Kurd Lasswitz: Auf zwei Planeten

Laßwitz beleuchtet dabei viele Seiten, bezieht viele soziale und zwischenmenschliche Fak­toren ebenso in seine Überlegungen ein wie technische Fragen (er erwähnt zum Beispiel korrekte Berechnungen und Flugbahnen der Raumreise zwischen den Planeten ebenso wie die Vision der Energieerzeugung aus Sonnenstrahlen). Die Sprache ist dabei kontemporär, ohne in den in späteren Zukunftsromanen (z.B. von Dominik oder Campbell) üblichen allzu technophilen Bereich abzudriften.
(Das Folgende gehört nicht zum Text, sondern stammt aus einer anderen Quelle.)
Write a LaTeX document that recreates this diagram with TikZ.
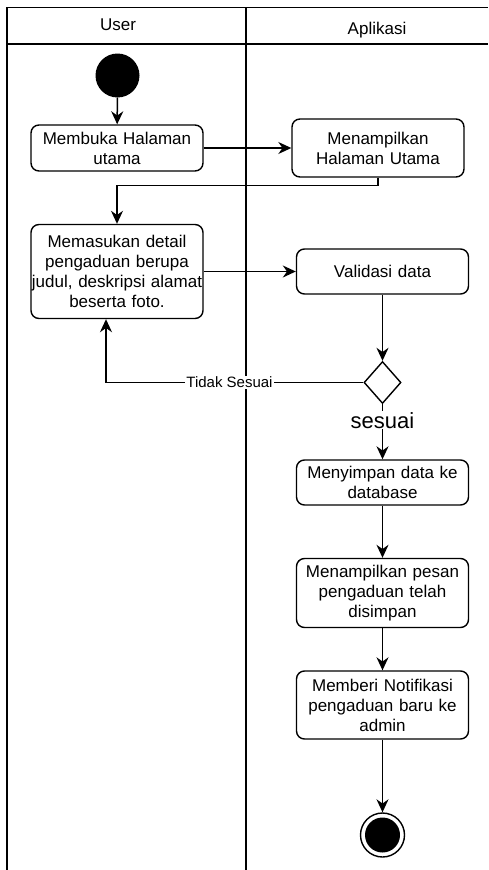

In ganz jungen Jahren, als ich jedes Buch, das mir in die Hände kam, verschlang, war für mich „Auf zwei Planeten“ einfach eine aufregende Geschichte, bei der ich zwar einiges nicht verstand, die aber die nötige Handlung sowie Spannung aufwies. Später, als meine Be­gei­ste­rung für Technik erwachte, las ich das Buch unter besonderem Fokus auf die visionären und realistischen Beschreibungen der Errungenschaften der Marsmenschen. Letzlich las ich das Buch als sozialkritischen Roman, der Mißstände in der Gesellschaft ebenso wie „inter­kul­tu­relle“ Zusammenstöße vorwegnimmt und beschreibt. Heute kann ich mich über alle diese Facetten erfreuen und haben eben beim Schreiben dieses Beitrages tatsächlich schon wieder eine halbe Stunde durch das Buch geblättert.